Abstract

Digital image manipulation has become increasingly prevalent due to the widespread availability of sophisticated image editing tools. In copy-move forgery, a portion of an image is copied and pasted into another area within the same image. The proposed methodology begins with extracting the image's Local Binary Pattern (LBP) algorithm features. Two main statistical functions, Stander Deviation (STD) and Angler Second Moment (ASM), are computed for each LBP feature, capturing additional statistical information about the local textures. Next, a multi-level LBP feature selection is applied to select the most relevant features. This process involves performing LBP computation at multiple scales or levels, capturing textures at different resolutions. By considering features from multiple levels, the detection algorithm can better capture both global and local characteristics of the manipulated regions, enhancing the accuracy of forgery detection.

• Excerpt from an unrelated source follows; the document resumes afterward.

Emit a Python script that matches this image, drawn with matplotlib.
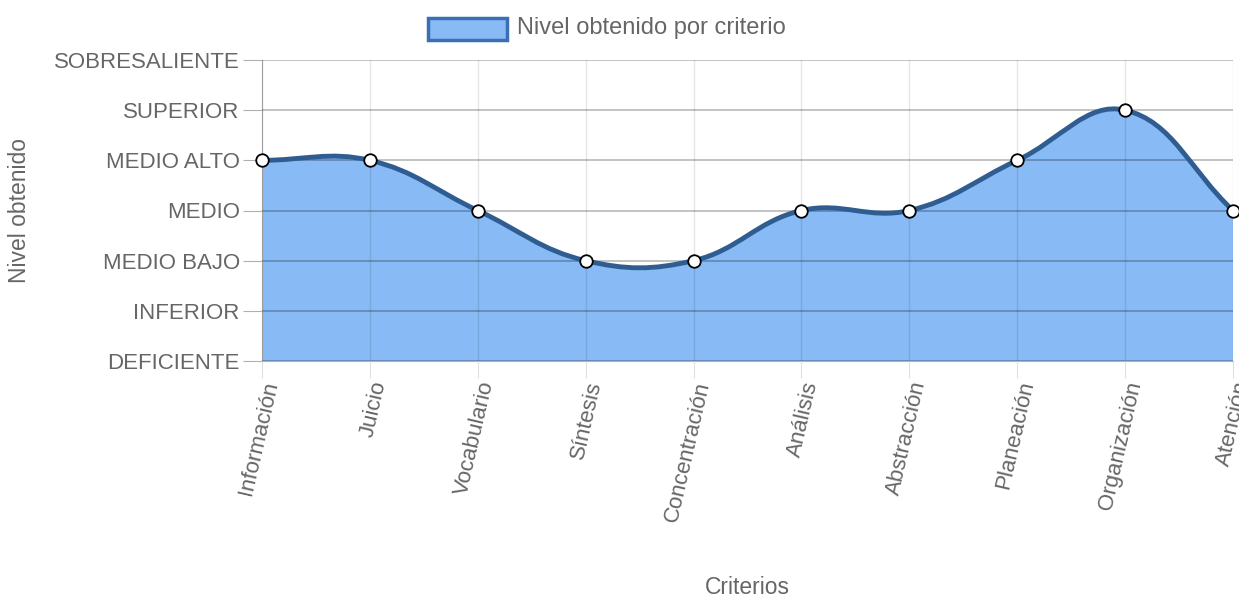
import numpy as np
import matplotlib
matplotlib.use("Agg")
import matplotlib.pyplot as plt
from matplotlib.path import Path
from matplotlib.patches import PathPatch, Rectangle

plt.rcParams['font.family'] = ['Liberation Sans', 'DejaVu Sans']

categories = ["Información", "Juicio", "Vocabulario", "Síntesis", "Concentración",
              "Análisis", "Abstracción", "Planeación", "Organización", "Atención"]
levels = ["DEFICIENTE", "INFERIOR", "MEDIO BAJO", "MEDIO", "MEDIO ALTO", "SUPERIOR", "SOBRESALIENTE"]
values = [4, 4, 3, 2, 2, 3, 3, 4, 5, 3]
series_label = "Nivel obtenido por criterio"

W, H = 1239, 599
fig = plt.figure(figsize=(W / 100, H / 100), dpi=100)
L, R, T, B = 262, 1233, 60, 361
ax = fig.add_axes([L / W, 1 - B / H, (R - L) / W, (B - T) / H])

n = len(categories)
ax.set_xlim(0, n - 1)
ax.set_ylim(0, len(levels) - 1)

xs = np.arange(n, dtype=float)
ys = np.array(values, dtype=float)
# pixel scale for Chart.js-style spline (tension 0.4)
sx = (R - L) / (n - 1)
sy = (B - T) / (len(levels) - 1)
px = xs * sx
py = ys * sy
t = 0.4
prev_cp = []
next_cp = []
for i in range(n):
    p0 = np.array([px[max(i - 1, 0)], py[max(i - 1, 0)]])
    p1 = np.array([px[i], py[i]])
    p2 = np.array([px[min(i + 1, n - 1)], py[min(i + 1, n - 1)]])
    d01 = np.hypot(*(p1 - p0))
    d12 = np.hypot(*(p2 - p1))
    tot = d01 + d12
    s01 = d01 / tot if tot else 0
    s12 = d12 / tot if tot else 0
    fa, fb = t * s01, t * s12
    prev_cp.append(p1 - fa * (p2 - p0))
    next_cp.append(p1 + fb * (p2 - p0))

def todata(p):
    return (p[0] / sx, p[1] / sy)

verts = [(xs[0], ys[0])]
codes = [Path.MOVETO]
for i in range(n - 1):
    verts += [todata(next_cp[i]), todata(prev_cp[i + 1]), (xs[i + 1], ys[i + 1])]
    codes += [Path.CURVE4] * 3
line_path = Path(verts, codes)
fill_verts = verts + [(xs[-1], 0), (xs[0], 0), (xs[0], ys[0])]
fill_codes = codes + [Path.LINETO, Path.LINETO, Path.CLOSEPOLY]
fill_path = Path(fill_verts, fill_codes)

ax.add_patch(PathPatch(fill_path, facecolor='#88baf5', edgecolor='none', zorder=1))
ax.add_patch(PathPatch(line_path, facecolor='none', edgecolor='#2f5d91', lw=3.5,
                       zorder=3, capstyle='round', joinstyle='round', clip_on=False))
ax.plot(xs, ys, 'o', ms=9, mfc='white', mec='black', mew=1.3, zorder=5, clip_on=False)

FS = 16
ax.set_yticks(range(len(levels)))
ax.set_yticklabels(levels)
ax.set_xticks(xs)
ax.set_xticklabels(categories, rotation=77, ha='right', va='top', rotation_mode='anchor')

ax.grid(axis='y', color='black', alpha=0.3, lw=1.1, zorder=2)
ax.grid(axis='x', color='black', alpha=0.1, lw=1, zorder=2)
ax.set_axisbelow(False)
for s in ['top', 'right']:
    ax.spines[s].set_visible(False)
ax.spines['left'].set_color('#b0b0b0')
ax.spines['bottom'].set_color('#b0b0b0')
ax.spines['left'].set_zorder(2)
ax.spines['bottom'].set_zorder(2)
ax.tick_params(axis='y', length=14, color='#b0b0b0', pad=2, labelsize=FS, labelcolor='#666666')
ax.tick_params(axis='x', length=12, color='#e0e0e0', pad=1, labelsize=FS, labelcolor='#666666')

ax.set_ylabel("Nivel obtenido", fontsize=FS + 0.5, color='#666666')
ax.yaxis.set_label_coords(-(L - 31) / (R - L), 0.5)
fig.text((L + R) / 2 / W, 1 - 588 / H, "Criterios", fontsize=FS + 0.5, color='#666666',
         ha='center', va='center')

# legend
fig.patches.append(Rectangle((428 / W, 1 - 40 / H), 79 / W, 22 / H, transform=fig.transFigure,
                             facecolor='#88baf5', edgecolor='#3a6fb5', lw=2.5))
fig.text(517 / W, 1 - 28 / H, series_label, fontsize=FS + 1, color='#666666', ha='left', va='center')

fig.savefig("out.png", dpi=100)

To achieve a high accuracy rate, this paper presents a variety of scenarios based on a machine-learning approach. In Copy-Move detection, artifacts and their properties are used as image features and support Vector Machine (SVM) to determine whether an image is tampered with. The dataset is manipulated to train and test each classifier; the target is to learn the discriminative patterns that detect instances of copy-move forgery. Media Integration and Call Center Forgery (MICC-F2000) were utilized in this paper. Experimental evaluations demonstrate the effectiveness of the proposed methodology in detecting copy-move. The implementation phases in the proposed work have produced encouraging outcomes. In the case of the best-implemented scenario involving multiple trials, the detection stage achieved a copy-move accuracy of 97.8 %.